This past weekend I got to visit my sister in Boston, MA for two-and-a-half amazing days; the city is full of incredible historical sites and our time was filled with visiting the birthplaces of famous revolutionary events and the homes of people whose sacrificial lives enable me to enjoy the freedom and prosperity that America offers. From the site of the Boston Tea Party, to the Old North Church, to Paul Revere’s house, I felt like I was stepping into our nation’s collective past and I loved every single minute.
So many things stood out to me (and continue to, as I reflect) as I walked around this beautiful city, but here’s the thought that I can’t escape: it was the daily, individual choices of the Founding Fathers, the militiamen, and the brave patriot families who sacrificed everything for what was then only the idea of America that birthed our nation and gave us the rights and liberties that we (quite honestly) take for granted today. Think for a minute about what constitutes your daily routine and the decisions that you make to stand up for something bigger than yourself and then imagine what it would be like for those choices to affect the very course of history and the lives of millions who would come after.
It gives you perspective, doesn’t it?
For instance, think of the crowd who destroyed all of those tons of tea during the Boston Tea Party: I visited the museum on the harbor commemorating the site and gained a whole new perspective on the event. I didn’t realize before that it was such an important (if not the most important) catalysts of the Revolutionary War and that the repercussions included mass starvation of the city (a punishment from King George) along with, of course, the Intolerable Acts levied by Parliament. Usually, I think mainly of well-known figures like James Otis, Paul Revere, and Samuel Adams in connection with the event, but now I realize that a whole population was impacted and entire families were thereby directly involved in the fight for freedom. Basically, ordinary people made what we now know to be a world-changing decision. I wonder if they all could have guessed at the time what history would say of them later, but my guess is that few, if any, could have predicted that one night of rabble-rousing would result in a war to create a completely new nation.

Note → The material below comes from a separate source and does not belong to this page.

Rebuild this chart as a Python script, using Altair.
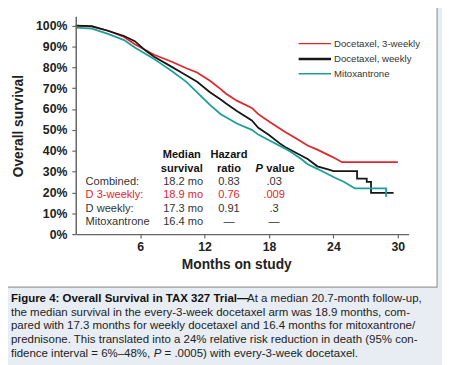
import altair as alt
import pandas as pd

# ---------------- data ----------------
series_names = ["Docetaxel, 3-weekly", "Docetaxel, weekly", "Mitoxantrone"]
series_colors = ["#e4262c", "#161616", "#1a9f97"]

red_months = [0, 1.5, 3, 4.5, 5.5, 7.3, 9, 10.3, 11.3, 12.5, 13.5, 14, 15, 16.4, 17, 18,
              19.5, 20.5, 21.6, 22.5, 23.5, 24.1, 24.8, 30]
red_surv = [100, 99.5, 97.5, 94.5, 91, 86, 82.5, 79.5, 77.5, 73.5, 69.5, 67.3, 64, 60.5, 57.5, 54,
            49, 46, 42.5, 40.5, 38, 36.5, 34.5, 34.5]

black_months = [0, 1.5, 3, 4.5, 5.5, 6.5, 7.3, 8.5, 10, 11.3, 12.5, 13.5, 14, 15, 16.4, 17, 18,
                19, 19.5, 20.5, 21.6, 22.5, 23.5, 24, 26.2, 26.2, 27.1, 27.1, 27.5, 27.5, 29.6]
black_surv = [100, 99.7, 97.5, 95, 92.5, 88, 85, 81.5, 77, 73, 68, 64.5, 62.6, 59, 54.5, 51, 47.5,
              43.5, 41.8, 39, 36, 32.5, 31, 30.2, 30.2, 26.6, 26.6, 25, 25, 19.8, 19.8]

teal_months = [0, 1.5, 3, 4.5, 5.5, 7.3, 8, 9, 10.3, 11.3, 12.5, 13.5, 14, 15, 16.4, 17, 18,
               19.5, 20, 21, 21.6, 22.5, 24, 25, 26, 28.9, 28.9, 29]
teal_surv = [99, 98.5, 96, 93, 89.5, 84, 81.5, 78, 73, 68, 62, 57.5, 56, 53, 50, 47.7, 45,
             41, 39.5, 36, 33.5, 31.3, 27.4, 25, 21.9, 21.9, 18.3, 18.3]

x_ticks = [6, 12, 18, 24, 30]
y_ticks = [0, 10, 20, 30, 40, 50, 60, 70, 80, 90, 100]

table_header1 = ["Median", "Hazard"]
table_header2 = ["survival", "ratio"]
table_rows = ["Combined:", "D 3-weekly:", "D weekly:", "Mitoxantrone"]
table_median = ["18.2 mo", "18.9 mo", "17.3 mo", "16.4 mo"]
table_hazard = ["0.83", "0.76", "0.91", "\u2014"]
table_p = [".03", ".009", ".3", "\u2014"]

caption_bold = "Figure 4: Overall Survival in TAX 327 Trial\u2014"
caption_lines = [
    "At a median 20.7-month follow-up,",
    "the median survival in the every-3-week docetaxel arm was 18.9 months, com-",
    "pared with 17.3 months for weekly docetaxel and 16.4 months for mitoxantrone/",
    "prednisone. This translated into a 24% relative risk reduction in death (95% con-",
]
caption_last = ["fidence interval = 6%\u201348%,", "P", "= .0005) with every-3-week docetaxel."]

# ---------------- build table ----------------
rows = []
for name, ms, ss in [(series_names[0], red_months, red_surv),
                     (series_names[1], black_months, black_surv),
                     (series_names[2], teal_months, teal_surv)]:
    for i, (m, s) in enumerate(zip(ms, ss)):
        rows.append({"series": name, "month": m, "surv": s, "idx": i})
df = pd.DataFrame(rows)

FONT = "Liberation Sans"
BG = "#e8edf4"
one = pd.DataFrame({"a": [0]})

W, H = 339, 222  # plot area

def txt(t, x, y, size=11.3, weight="normal", color="#222", align="left", style="normal", angle=0):
    kw = dict(text=t, font=FONT, fontSize=size, fontWeight=weight, color=color,
              align=align, baseline="middle", fontStyle=style)
    if angle:
        kw["angle"] = angle
    return alt.Chart(one).mark_text(**kw).encode(x=alt.value(x), y=alt.value(y))

panel = alt.Chart(one).mark_rect(fill="white", stroke="#9a9a9a", strokeWidth=1.2).encode(
    x=alt.value(-90), x2=alt.value(368), y=alt.value(-30), y2=alt.value(276))

axis_common = dict(title=None, grid=False, labelFontSize=12.5, labelFontWeight="bold",
                   labelFont=FONT, labelColor="#222", tickSize=4, domainColor="#666",
                   tickColor="#666", domainWidth=1.5, tickWidth=1.2, zindex=2)

lines = alt.Chart(df).mark_line(strokeWidth=1.8).encode(
    x=alt.X("month:Q", scale=alt.Scale(domain=[0, 31], nice=False, zero=False),
            axis=alt.Axis(values=x_ticks, labelPadding=3, **axis_common)),
    y=alt.Y("surv:Q", scale=alt.Scale(domain=[0, 104.5], nice=False),
            axis=alt.Axis(values=y_ticks, labelExpr="datum.value + '%'", labelPadding=5,
                          **axis_common)),
    color=alt.Color("series:N", scale=alt.Scale(domain=series_names, range=series_colors),
                    legend=None),
    order="idx:Q",
)

layers = [panel, lines]

# legend
leg_y = [28, 43.7, 58.7]
leg_w = [1.4, 2.4, 1.6]
for name, col, yy, sw in zip(series_names, series_colors, leg_y, leg_w):
    layers.append(alt.Chart(one).mark_rule(color=col, strokeWidth=sw).encode(
        x=alt.value(227), x2=alt.value(260), y=alt.value(yy)))
    layers.append(txt(name, 263, yy, size=9.8, color="#333"))

# table
layers.append(txt(table_header1[0], 108, 141.3, weight="bold", align="center", color="#111"))
layers.append(txt(table_header2[0], 108, 155.3, weight="bold", align="center", color="#111"))
layers.append(txt(table_header1[1], 156, 141.3, weight="bold", align="center", color="#111"))
layers.append(txt(table_header2[1], 156, 155.3, weight="bold", align="center", color="#111"))
layers.append(txt("P", 183, 155.3, weight="bold", style="italic", color="#111"))
layers.append(txt("value", 194, 155.3, weight="bold", color="#111"))
row_y = [168.7, 182, 196, 209.3]
for i, yy in enumerate(row_y):
    col = "#e4262c" if i == 1 else "#333"
    layers.append(txt(table_rows[i], 10, yy, color=col))
    layers.append(txt(table_median[i], 89, yy, color=col))
    layers.append(txt(table_hazard[i], 156, yy, color=col, align="center"))
    layers.append(txt(table_p[i], 202, yy, color=col, align="center"))

# axis titles
layers.append(txt("Overall survival", -58, 112, size=14, weight="bold", color="#222",
                  align="center", angle=270))
layers.append(txt("Months on study", 164, 254, size=14, weight="bold", color="#222",
                  align="center"))

# caption
CS = 11.7
cx = -66
cy = [287, 301, 315, 329, 343]
layers.append(txt(caption_bold, cx, cy[0], size=CS, weight="bold", color="#111"))
layers.append(txt(caption_lines[0], cx + 20.55 * CS, cy[0], size=CS, color="#222"))
for i in range(1, 4):
    layers.append(txt(caption_lines[i], cx, cy[i], size=CS, color="#222"))
w1 = 12.423 * CS
layers.append(txt(caption_last[0], cx, cy[4], size=CS, color="#222"))
layers.append(txt(caption_last[1], cx + w1, cy[4], size=CS, color="#222", style="italic"))
layers.append(txt(caption_last[2], cx + w1 + (0.667 + 0.278) * CS, cy[4], size=CS, color="#222"))

chart = alt.layer(*layers).properties(
    width=W, height=H,
    background=BG,
    padding={"left": 69, "top": 5, "right": 442 - 69 - W, "bottom": 357 - 5 - H},
    autosize=alt.AutoSizeParams(type="none"),
).configure_view(stroke=None)

chart.save("out.html", embed_options={"renderer": "svg", "actions": False})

A similar thought occurred to me as I listened to an engaging narrator relate the story of Paul Revere’s revered (catch that one?) “midnight ride.” The entire escapade that famous night was incredibly daring and Revere’s personal role could have easily resulted in catastrophe. Had he not cleverly evaded the almost certain repercussions of being caught by a small troop British soldiers, he might not have survived to write down the tale later. He was one man in the midst of many, of course, but his actions that night are known all over the world and I seriously doubt that he could have foreseen that at the time.
Now, I’m not suggesting that we all go around revolting or haunting the streets at midnight, but I am saying that it does us good to remember every now and then what a personal thing the founding of this nation was to so many that we will never meet and never even know anything about. If the daily decisions of countless brave souls brought the millions that live in America (and, by extension, the billions that inhabit the entire world) to where we are, what can YOUR daily decisions and sacrificial choices do? After all, sometimes it’s not always apparent in the moment or even in your lifetime what your choices will result in, but maybe one day you’ll wake up and find that you’ve changed the world, even if it’s just your own small corner of it.